Stored data entries:
*-*-*

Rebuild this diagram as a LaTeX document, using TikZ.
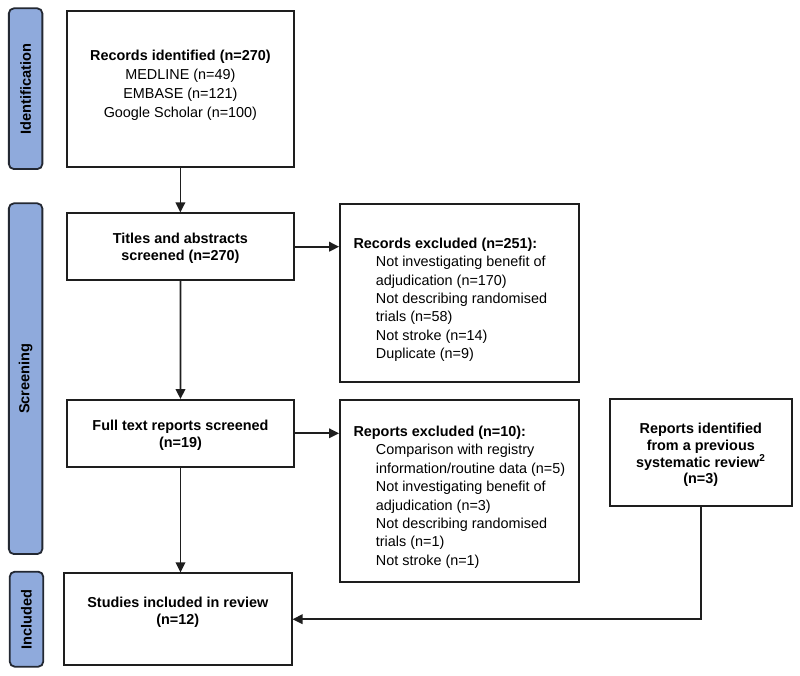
\documentclass[tikz,border=0pt]{standalone}
\usepackage{fontspec}
\setmainfont{Liberation Sans}
\usetikzlibrary{arrows.meta}
\definecolor{sideblue}{RGB}{143,170,220}
\definecolor{sideline}{RGB}{35,40,50}
\definecolor{boxline}{RGB}{30,30,30}
\begin{document}
\begin{tikzpicture}[x=1pt,y=-1pt,
  box/.style={draw=boxline, line width=1.8pt, fill=white, inner sep=0pt},
  sidebox/.style={draw=sideline, fill=sideblue, rounded corners=5pt, line width=1.8pt, inner sep=0pt},
  sidetxt/.style={rotate=90, font=\fontsize{14.6}{17}\selectfont\bfseries, inner sep=0pt},
  ctxt/.style={align=center, inner sep=0pt},
  ltxt/.style={align=left, inner sep=0pt, anchor=west, font=\fontsize{14.4}{18.4}\selectfont},
  arr/.style={draw=boxline, line width=1.8pt, -{Triangle[length=10pt,width=9.5pt]}},
  conn/.style={draw=boxline, line width=1.8pt}]
\useasboundingbox (0,0) rectangle (800,676);

% side labels
\node[sidebox, minimum width=33.5pt, minimum height=160.7pt] (sid) at (25.6,88.7) {};
\node[sidetxt] (sidt) at (sid) {Identification};
\node[sidebox, minimum width=33.5pt, minimum height=350.7pt] (sscr) at (25.6,378.7) {};
\node[sidetxt] (sscrt) at (sscr) {Screening};
\node[sidebox, minimum width=33.5pt, minimum height=95pt] (sinc) at (26.5,619.2) {};
\node[sidetxt] (sinct) at (sinc) {Included};

% boxes
\node[box, minimum width=227.4pt, minimum height=156pt] (rid) at (180.4,89) {};
\node[ctxt, font=\fontsize{14.4}{18.9}\selectfont] (ridt) at (180.4,85.5)
  {\textbf{Records identified (n=270)}\\MEDLINE (n=49)\\EMBASE (n=121)\\Google Scholar (n=100)};

\node[box, minimum width=227.4pt, minimum height=66.7pt] (tas) at (180.4,246.7) {};
\node[ctxt, font=\fontsize{14.4}{17.4}\selectfont\bfseries] (tast) at (180.4,248.5)
  {Titles and abstracts\\screened (n=270)};

\node[box, minimum width=227.6pt, minimum height=66.7pt] (full) at (180.5,433.3) {};
\node[ctxt, font=\fontsize{14.4}{17.4}\selectfont\bfseries] (fullt) at (180.5,435)
  {Full text reports screened\\(n=19)};

\node[box, minimum width=227.7pt, minimum height=91.7pt] (stud) at (177.8,619.2) {};
\node[ctxt, font=\fontsize{14.4}{17.2}\selectfont\bfseries] (studt) at (177.8,612)
  {Studies included in review\\(n=12)};

\node[box, minimum width=239.3pt, minimum height=177.7pt] (rex) at (459.7,292.9) {};
\node[ltxt] (rext) at (353.3,299.8)
  {\textbf{Records excluded (n=251):}\\
   \hspace*{22.4pt}Not investigating benefit of\\
   \hspace*{22.4pt}adjudication (n=170)\\
   \hspace*{22.4pt}Not describing randomised\\
   \hspace*{22.4pt}trials (n=58)\\
   \hspace*{22.4pt}Not stroke (n=14)\\
   \hspace*{22.4pt}Duplicate (n=9)};

\node[box, minimum width=239pt, minimum height=181.7pt] (rpx) at (459.5,490.8) {};
\node[ltxt] (rpxt) at (353.3,497.2)
  {\textbf{Reports excluded (n=10):}\\
   \hspace*{22.4pt}Comparison with registry\\
   \hspace*{22.4pt}information/routine data (n=5)\\
   \hspace*{22.4pt}Not investigating benefit of\\
   \hspace*{22.4pt}adjudication (n=3)\\
   \hspace*{22.4pt}Not describing randomised\\
   \hspace*{22.4pt}trials (n=1)\\
   \hspace*{22.4pt}Not stroke (n=1)};

\node[box, minimum width=181.7pt, minimum height=106.4pt] (rid2) at (700.8,452.5) {};
\node[ctxt, font=\fontsize{14.4}{16.7}\selectfont\bfseries] (rid2t) at (700.8,455)
  {Reports identified\\from a previous\\systematic review\textsuperscript{2}\\(n=3)};

% connectors
\draw[arr] (rid.south) -- (tas.north);
\draw[arr] (tas.south) -- (full.north);
\draw[arr] (full.south) -- (full.south |- stud.north);
\draw[arr] (tas.east) -- (tas.east -| rex.west);
\draw[arr] (full.east) -- (full.east -| rpx.west);
\draw[arr] (rid2.south) |- (stud.east);
\end{tikzpicture}
\end{document}
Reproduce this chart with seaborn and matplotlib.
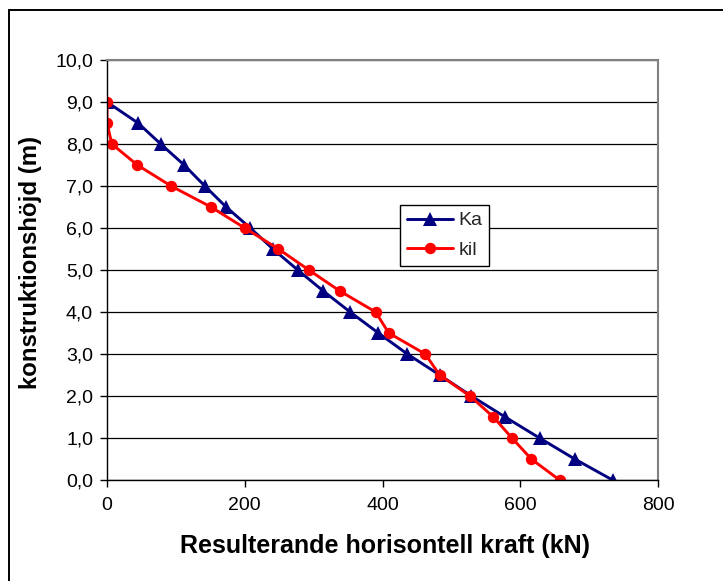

*-*-*

Task to complete:
Reproduce all entries exactly. Pictures do not belong in the copy.

Answer to this exercise:
Rebuild this diagram as a LaTeX document, using TikZ.
\documentclass[tikz,border=0pt]{standalone}
\usepackage{fontspec}
\setmainfont{Liberation Sans}
\usetikzlibrary{arrows.meta}
\definecolor{sideblue}{RGB}{143,170,220}
\definecolor{sideline}{RGB}{35,40,50}
\definecolor{boxline}{RGB}{30,30,30}
\begin{document}
\begin{tikzpicture}[x=1pt,y=-1pt,
  box/.style={draw=boxline, line width=1.8pt, fill=white, inner sep=0pt},
  sidebox/.style={draw=sideline, fill=sideblue, rounded corners=5pt, line width=1.8pt, inner sep=0pt},
  sidetxt/.style={rotate=90, font=\fontsize{14.6}{17}\selectfont\bfseries, inner sep=0pt},
  ctxt/.style={align=center, inner sep=0pt},
  ltxt/.style={align=left, inner sep=0pt, anchor=west, font=\fontsize{14.4}{18.4}\selectfont},
  arr/.style={draw=boxline, line width=1.8pt, -{Triangle[length=10pt,width=9.5pt]}},
  conn/.style={draw=boxline, line width=1.8pt}]
\useasboundingbox (0,0) rectangle (800,676);

% side labels
\node[sidebox, minimum width=33.5pt, minimum height=160.7pt] (sid) at (25.6,88.7) {};
\node[sidetxt] (sidt) at (sid) {Identification};
\node[sidebox, minimum width=33.5pt, minimum height=350.7pt] (sscr) at (25.6,378.7) {};
\node[sidetxt] (sscrt) at (sscr) {Screening};
\node[sidebox, minimum width=33.5pt, minimum height=95pt] (sinc) at (26.5,619.2) {};
\node[sidetxt] (sinct) at (sinc) {Included};

% boxes
\node[box, minimum width=227.4pt, minimum height=156pt] (rid) at (180.4,89) {};
\node[ctxt, font=\fontsize{14.4}{18.9}\selectfont] (ridt) at (180.4,85.5)
  {\textbf{Records identified (n=270)}\\MEDLINE (n=49)\\EMBASE (n=121)\\Google Scholar (n=100)};

\node[box, minimum width=227.4pt, minimum height=66.7pt] (tas) at (180.4,246.7) {};
\node[ctxt, font=\fontsize{14.4}{17.4}\selectfont\bfseries] (tast) at (180.4,248.5)
  {Titles and abstracts\\screened (n=270)};

\node[box, minimum width=227.6pt, minimum height=66.7pt] (full) at (180.5,433.3) {};
\node[ctxt, font=\fontsize{14.4}{17.4}\selectfont\bfseries] (fullt) at (180.5,435)
  {Full text reports screened\\(n=19)};

\node[box, minimum width=227.7pt, minimum height=91.7pt] (stud) at (177.8,619.2) {};
\node[ctxt, font=\fontsize{14.4}{17.2}\selectfont\bfseries] (studt) at (177.8,612)
  {Studies included in review\\(n=12)};

\node[box, minimum width=239.3pt, minimum height=177.7pt] (rex) at (459.7,292.9) {};
\node[ltxt] (rext) at (353.3,299.8)
  {\textbf{Records excluded (n=251):}\\
   \hspace*{22.4pt}Not investigating benefit of\\
   \hspace*{22.4pt}adjudication (n=170)\\
   \hspace*{22.4pt}Not describing randomised\\
   \hspace*{22.4pt}trials (n=58)\\
   \hspace*{22.4pt}Not stroke (n=14)\\
   \hspace*{22.4pt}Duplicate (n=9)};

\node[box, minimum width=239pt, minimum height=181.7pt] (rpx) at (459.5,490.8) {};
\node[ltxt] (rpxt) at (353.3,497.2)
  {\textbf{Reports excluded (n=10):}\\
   \hspace*{22.4pt}Comparison with registry\\
   \hspace*{22.4pt}information/routine data (n=5)\\
   \hspace*{22.4pt}Not investigating benefit of\\
   \hspace*{22.4pt}adjudication (n=3)\\
   \hspace*{22.4pt}Not describing randomised\\
   \hspace*{22.4pt}trials (n=1)\\
   \hspace*{22.4pt}Not stroke (n=1)};

\node[box, minimum width=181.7pt, minimum height=106.4pt] (rid2) at (700.8,452.5) {};
\node[ctxt, font=\fontsize{14.4}{16.7}\selectfont\bfseries] (rid2t) at (700.8,455)
  {Reports identified\\from a previous\\systematic review\textsuperscript{2}\\(n=3)};

% connectors
\draw[arr] (rid.south) -- (tas.north);
\draw[arr] (tas.south) -- (full.north);
\draw[arr] (full.south) -- (full.south |- stud.north);
\draw[arr] (tas.east) -- (tas.east -| rex.west);
\draw[arr] (full.east) -- (full.east -| rpx.west);
\draw[arr] (rid2.south) |- (stud.east);
\end{tikzpicture}
\end{document}
Reproduce this chart with seaborn and matplotlib.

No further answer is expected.